RECORDS FOR THE EXERCISE:
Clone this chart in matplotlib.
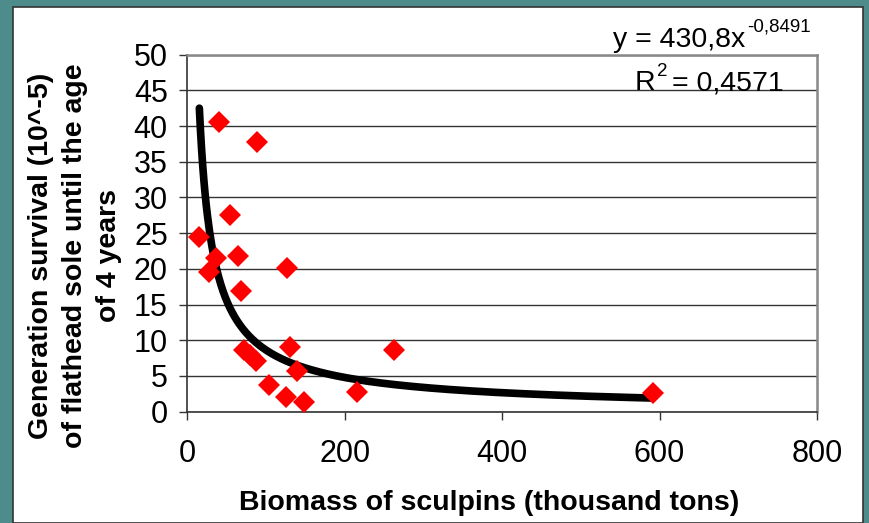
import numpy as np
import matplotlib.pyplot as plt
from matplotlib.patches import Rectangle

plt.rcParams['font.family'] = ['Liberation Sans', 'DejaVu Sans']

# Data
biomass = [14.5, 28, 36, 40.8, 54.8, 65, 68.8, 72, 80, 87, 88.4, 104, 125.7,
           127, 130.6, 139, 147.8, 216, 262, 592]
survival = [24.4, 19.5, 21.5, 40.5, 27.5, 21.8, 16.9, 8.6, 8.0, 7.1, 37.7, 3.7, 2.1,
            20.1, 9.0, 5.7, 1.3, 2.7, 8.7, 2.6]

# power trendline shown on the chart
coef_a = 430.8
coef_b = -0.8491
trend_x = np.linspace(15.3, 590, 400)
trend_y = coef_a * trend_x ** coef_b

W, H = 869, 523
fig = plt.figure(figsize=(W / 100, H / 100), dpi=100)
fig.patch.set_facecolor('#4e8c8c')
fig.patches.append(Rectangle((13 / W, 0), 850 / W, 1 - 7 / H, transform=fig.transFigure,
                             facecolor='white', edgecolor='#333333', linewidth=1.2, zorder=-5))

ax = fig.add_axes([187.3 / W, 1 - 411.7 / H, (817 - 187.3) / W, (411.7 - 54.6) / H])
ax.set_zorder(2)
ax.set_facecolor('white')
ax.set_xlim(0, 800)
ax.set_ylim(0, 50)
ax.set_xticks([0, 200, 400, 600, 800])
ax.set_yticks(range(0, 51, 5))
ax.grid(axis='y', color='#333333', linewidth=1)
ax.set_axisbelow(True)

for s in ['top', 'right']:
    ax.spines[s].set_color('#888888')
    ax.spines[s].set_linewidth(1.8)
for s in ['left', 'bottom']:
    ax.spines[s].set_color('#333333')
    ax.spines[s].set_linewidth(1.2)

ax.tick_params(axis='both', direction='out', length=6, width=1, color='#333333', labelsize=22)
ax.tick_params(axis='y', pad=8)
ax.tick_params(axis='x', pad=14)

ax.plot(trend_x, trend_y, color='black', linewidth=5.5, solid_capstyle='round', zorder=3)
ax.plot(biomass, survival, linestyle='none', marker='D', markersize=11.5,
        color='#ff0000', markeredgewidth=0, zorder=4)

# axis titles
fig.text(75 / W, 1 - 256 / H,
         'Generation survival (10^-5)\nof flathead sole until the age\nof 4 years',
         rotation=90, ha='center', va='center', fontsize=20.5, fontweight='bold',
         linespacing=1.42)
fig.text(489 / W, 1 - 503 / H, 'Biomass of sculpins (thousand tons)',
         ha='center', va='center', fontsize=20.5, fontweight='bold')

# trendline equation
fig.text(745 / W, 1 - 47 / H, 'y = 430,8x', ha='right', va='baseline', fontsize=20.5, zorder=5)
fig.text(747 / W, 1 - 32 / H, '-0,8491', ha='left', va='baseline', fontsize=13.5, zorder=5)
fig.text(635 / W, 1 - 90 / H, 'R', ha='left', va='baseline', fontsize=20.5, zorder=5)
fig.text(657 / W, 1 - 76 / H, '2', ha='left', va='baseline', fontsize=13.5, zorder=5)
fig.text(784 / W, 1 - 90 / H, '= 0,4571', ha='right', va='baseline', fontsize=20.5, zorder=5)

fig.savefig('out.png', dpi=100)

--

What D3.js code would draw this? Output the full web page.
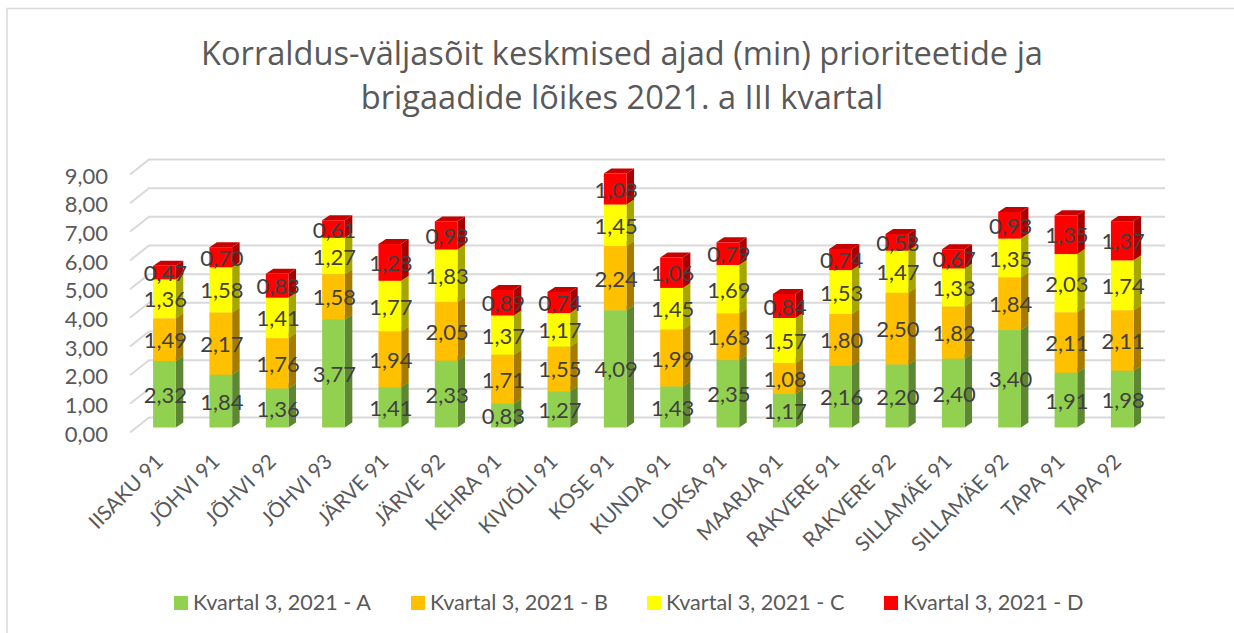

WHAT TO DO: Above are the records. Copy only the lines from the one with "Clone this chart in matplotlib." through the one with "trend_y = coef_a * trend_x ** coef_b", exactly, with no pictures.

OUTPUT:
Clone this chart in matplotlib.
import numpy as np
import matplotlib.pyplot as plt
from matplotlib.patches import Rectangle

plt.rcParams['font.family'] = ['Liberation Sans', 'DejaVu Sans']

# Data
biomass = [14.5, 28, 36, 40.8, 54.8, 65, 68.8, 72, 80, 87, 88.4, 104, 125.7,
           127, 130.6, 139, 147.8, 216, 262, 592]
survival = [24.4, 19.5, 21.5, 40.5, 27.5, 21.8, 16.9, 8.6, 8.0, 7.1, 37.7, 3.7, 2.1,
            20.1, 9.0, 5.7, 1.3, 2.7, 8.7, 2.6]

# power trendline shown on the chart
coef_a = 430.8
coef_b = -0.8491
trend_x = np.linspace(15.3, 590, 400)
trend_y = coef_a * trend_x ** coef_b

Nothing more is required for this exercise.